_INSTRUCTIONS FOR THE TASK:_
Write the data out again exactly, with no pictures.

_DATASET SECTION:_
---
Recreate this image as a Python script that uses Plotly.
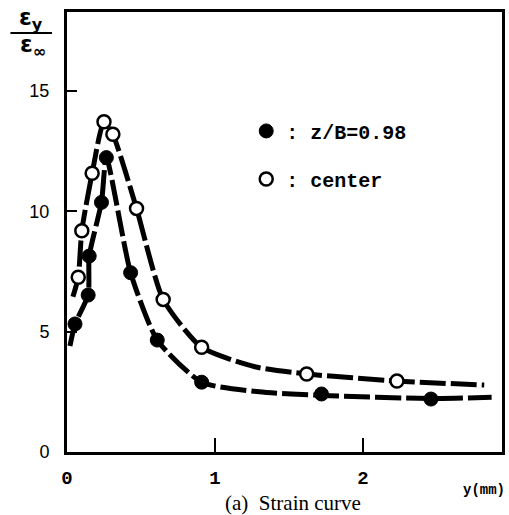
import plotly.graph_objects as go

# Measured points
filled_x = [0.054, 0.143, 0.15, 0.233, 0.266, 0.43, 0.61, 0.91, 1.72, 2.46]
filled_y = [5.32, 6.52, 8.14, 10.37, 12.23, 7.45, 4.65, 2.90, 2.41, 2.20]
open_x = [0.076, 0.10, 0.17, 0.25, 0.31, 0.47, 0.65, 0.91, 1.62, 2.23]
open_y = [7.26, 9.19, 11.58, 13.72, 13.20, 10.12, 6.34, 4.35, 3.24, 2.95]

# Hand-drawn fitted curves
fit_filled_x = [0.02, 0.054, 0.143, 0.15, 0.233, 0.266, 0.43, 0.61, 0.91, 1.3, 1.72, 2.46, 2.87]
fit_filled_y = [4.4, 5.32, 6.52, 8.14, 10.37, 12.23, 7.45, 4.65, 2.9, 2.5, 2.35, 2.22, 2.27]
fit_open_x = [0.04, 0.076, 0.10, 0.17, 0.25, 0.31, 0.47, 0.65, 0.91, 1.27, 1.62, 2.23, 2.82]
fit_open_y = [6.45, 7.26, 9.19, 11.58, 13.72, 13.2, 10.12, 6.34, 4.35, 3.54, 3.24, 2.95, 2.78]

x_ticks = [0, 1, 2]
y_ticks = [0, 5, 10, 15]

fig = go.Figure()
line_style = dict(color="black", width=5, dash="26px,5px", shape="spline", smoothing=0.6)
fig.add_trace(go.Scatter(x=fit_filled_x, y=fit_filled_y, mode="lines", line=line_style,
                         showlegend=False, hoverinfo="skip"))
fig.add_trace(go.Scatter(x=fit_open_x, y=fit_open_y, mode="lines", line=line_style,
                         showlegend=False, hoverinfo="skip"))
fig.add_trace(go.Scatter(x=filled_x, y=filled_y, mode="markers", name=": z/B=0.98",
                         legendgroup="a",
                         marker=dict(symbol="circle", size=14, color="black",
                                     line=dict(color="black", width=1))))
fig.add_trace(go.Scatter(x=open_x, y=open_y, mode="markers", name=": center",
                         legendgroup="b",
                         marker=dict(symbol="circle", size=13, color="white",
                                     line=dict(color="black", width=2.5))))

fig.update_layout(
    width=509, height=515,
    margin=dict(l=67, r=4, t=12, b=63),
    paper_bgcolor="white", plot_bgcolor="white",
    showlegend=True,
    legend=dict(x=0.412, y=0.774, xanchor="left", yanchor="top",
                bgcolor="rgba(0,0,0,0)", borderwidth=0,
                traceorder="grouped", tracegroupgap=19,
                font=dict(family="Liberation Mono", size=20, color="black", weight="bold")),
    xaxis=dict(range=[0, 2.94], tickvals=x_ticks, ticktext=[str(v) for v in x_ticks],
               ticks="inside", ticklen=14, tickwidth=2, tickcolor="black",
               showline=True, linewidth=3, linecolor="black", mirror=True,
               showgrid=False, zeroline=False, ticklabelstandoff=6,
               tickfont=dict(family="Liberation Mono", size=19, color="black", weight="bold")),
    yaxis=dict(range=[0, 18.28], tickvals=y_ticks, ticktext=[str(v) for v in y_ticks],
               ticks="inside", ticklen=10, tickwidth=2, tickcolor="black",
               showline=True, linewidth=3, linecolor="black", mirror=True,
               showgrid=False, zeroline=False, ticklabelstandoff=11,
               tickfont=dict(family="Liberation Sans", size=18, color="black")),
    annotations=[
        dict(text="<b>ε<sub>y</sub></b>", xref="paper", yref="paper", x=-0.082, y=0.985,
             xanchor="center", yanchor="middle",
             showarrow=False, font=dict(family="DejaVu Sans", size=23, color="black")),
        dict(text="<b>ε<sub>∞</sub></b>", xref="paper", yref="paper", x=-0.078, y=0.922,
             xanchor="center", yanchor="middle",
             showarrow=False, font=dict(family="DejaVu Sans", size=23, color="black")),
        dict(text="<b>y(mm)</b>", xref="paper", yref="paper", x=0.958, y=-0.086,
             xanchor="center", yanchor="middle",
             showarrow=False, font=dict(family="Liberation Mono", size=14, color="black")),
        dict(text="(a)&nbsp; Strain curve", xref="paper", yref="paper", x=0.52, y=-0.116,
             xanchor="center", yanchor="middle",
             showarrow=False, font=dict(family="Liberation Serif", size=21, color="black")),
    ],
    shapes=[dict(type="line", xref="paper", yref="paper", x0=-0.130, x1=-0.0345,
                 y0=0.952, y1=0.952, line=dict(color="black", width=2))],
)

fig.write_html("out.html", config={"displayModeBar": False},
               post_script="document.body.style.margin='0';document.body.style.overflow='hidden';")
---
_EXERCISE RESPONSE:_
Recreate this image as a Python script that uses Plotly.
import plotly.graph_objects as go

# Measured points
filled_x = [0.054, 0.143, 0.15, 0.233, 0.266, 0.43, 0.61, 0.91, 1.72, 2.46]
filled_y = [5.32, 6.52, 8.14, 10.37, 12.23, 7.45, 4.65, 2.90, 2.41, 2.20]
open_x = [0.076, 0.10, 0.17, 0.25, 0.31, 0.47, 0.65, 0.91, 1.62, 2.23]
open_y = [7.26, 9.19, 11.58, 13.72, 13.20, 10.12, 6.34, 4.35, 3.24, 2.95]

# Hand-drawn fitted curves
fit_filled_x = [0.02, 0.054, 0.143, 0.15, 0.233, 0.266, 0.43, 0.61, 0.91, 1.3, 1.72, 2.46, 2.87]
fit_filled_y = [4.4, 5.32, 6.52, 8.14, 10.37, 12.23, 7.45, 4.65, 2.9, 2.5, 2.35, 2.22, 2.27]
fit_open_x = [0.04, 0.076, 0.10, 0.17, 0.25, 0.31, 0.47, 0.65, 0.91, 1.27, 1.62, 2.23, 2.82]
fit_open_y = [6.45, 7.26, 9.19, 11.58, 13.72, 13.2, 10.12, 6.34, 4.35, 3.54, 3.24, 2.95, 2.78]

x_ticks = [0, 1, 2]
y_ticks = [0, 5, 10, 15]

fig = go.Figure()
line_style = dict(color="black", width=5, dash="26px,5px", shape="spline", smoothing=0.6)
fig.add_trace(go.Scatter(x=fit_filled_x, y=fit_filled_y, mode="lines", line=line_style,
                         showlegend=False, hoverinfo="skip"))
fig.add_trace(go.Scatter(x=fit_open_x, y=fit_open_y, mode="lines", line=line_style,
                         showlegend=False, hoverinfo="skip"))
fig.add_trace(go.Scatter(x=filled_x, y=filled_y, mode="markers", name=": z/B=0.98",
                         legendgroup="a",
                         marker=dict(symbol="circle", size=14, color="black",
                                     line=dict(color="black", width=1))))
fig.add_trace(go.Scatter(x=open_x, y=open_y, mode="markers", name=": center",
                         legendgroup="b",
                         marker=dict(symbol="circle", size=13, color="white",
                                     line=dict(color="black", width=2.5))))

fig.update_layout(
    width=509, height=515,
    margin=dict(l=67, r=4, t=12, b=63),
    paper_bgcolor="white", plot_bgcolor="white",
    showlegend=True,
    legend=dict(x=0.412, y=0.774, xanchor="left", yanchor="top",
                bgcolor="rgba(0,0,0,0)", borderwidth=0,
                traceorder="grouped", tracegroupgap=19,
                font=dict(family="Liberation Mono", size=20, color="black", weight="bold")),
    xaxis=dict(range=[0, 2.94], tickvals=x_ticks, ticktext=[str(v) for v in x_ticks],
               ticks="inside", ticklen=14, tickwidth=2, tickcolor="black",
               showline=True, linewidth=3, linecolor="black", mirror=True,
               showgrid=False, zeroline=False, ticklabelstandoff=6,
               tickfont=dict(family="Liberation Mono", size=19, color="black", weight="bold")),
    yaxis=dict(range=[0, 18.28], tickvals=y_ticks, ticktext=[str(v) for v in y_ticks],
               ticks="inside", ticklen=10, tickwidth=2, tickcolor="black",
               showline=True, linewidth=3, linecolor="black", mirror=True,
               showgrid=False, zeroline=False, ticklabelstandoff=11,
               tickfont=dict(family="Liberation Sans", size=18, color="black")),
    annotations=[
        dict(text="<b>ε<sub>y</sub></b>", xref="paper", yref="paper", x=-0.082, y=0.985,
             xanchor="center", yanchor="middle",
             showarrow=False, font=dict(family="DejaVu Sans", size=23, color="black")),
        dict(text="<b>ε<sub>∞</sub></b>", xref="paper", yref="paper", x=-0.078, y=0.922,
             xanchor="center", yanchor="middle",
             showarrow=False, font=dict(family="DejaVu Sans", size=23, color="black")),
        dict(text="<b>y(mm)</b>", xref="paper", yref="paper", x=0.958, y=-0.086,
             xanchor="center", yanchor="middle",
             showarrow=False, font=dict(family="Liberation Mono", size=14, color="black")),
        dict(text="(a)&nbsp; Strain curve", xref="paper", yref="paper", x=0.52, y=-0.116,
             xanchor="center", yanchor="middle",
             showarrow=False, font=dict(family="Liberation Serif", size=21, color="black")),
    ],
    shapes=[dict(type="line", xref="paper", yref="paper", x0=-0.130, x1=-0.0345,
                 y0=0.952, y1=0.952, line=dict(color="black", width=2))],
)

fig.write_html("out.html", config={"displayModeBar": False},
               post_script="document.body.style.margin='0';document.body.style.overflow='hidden';")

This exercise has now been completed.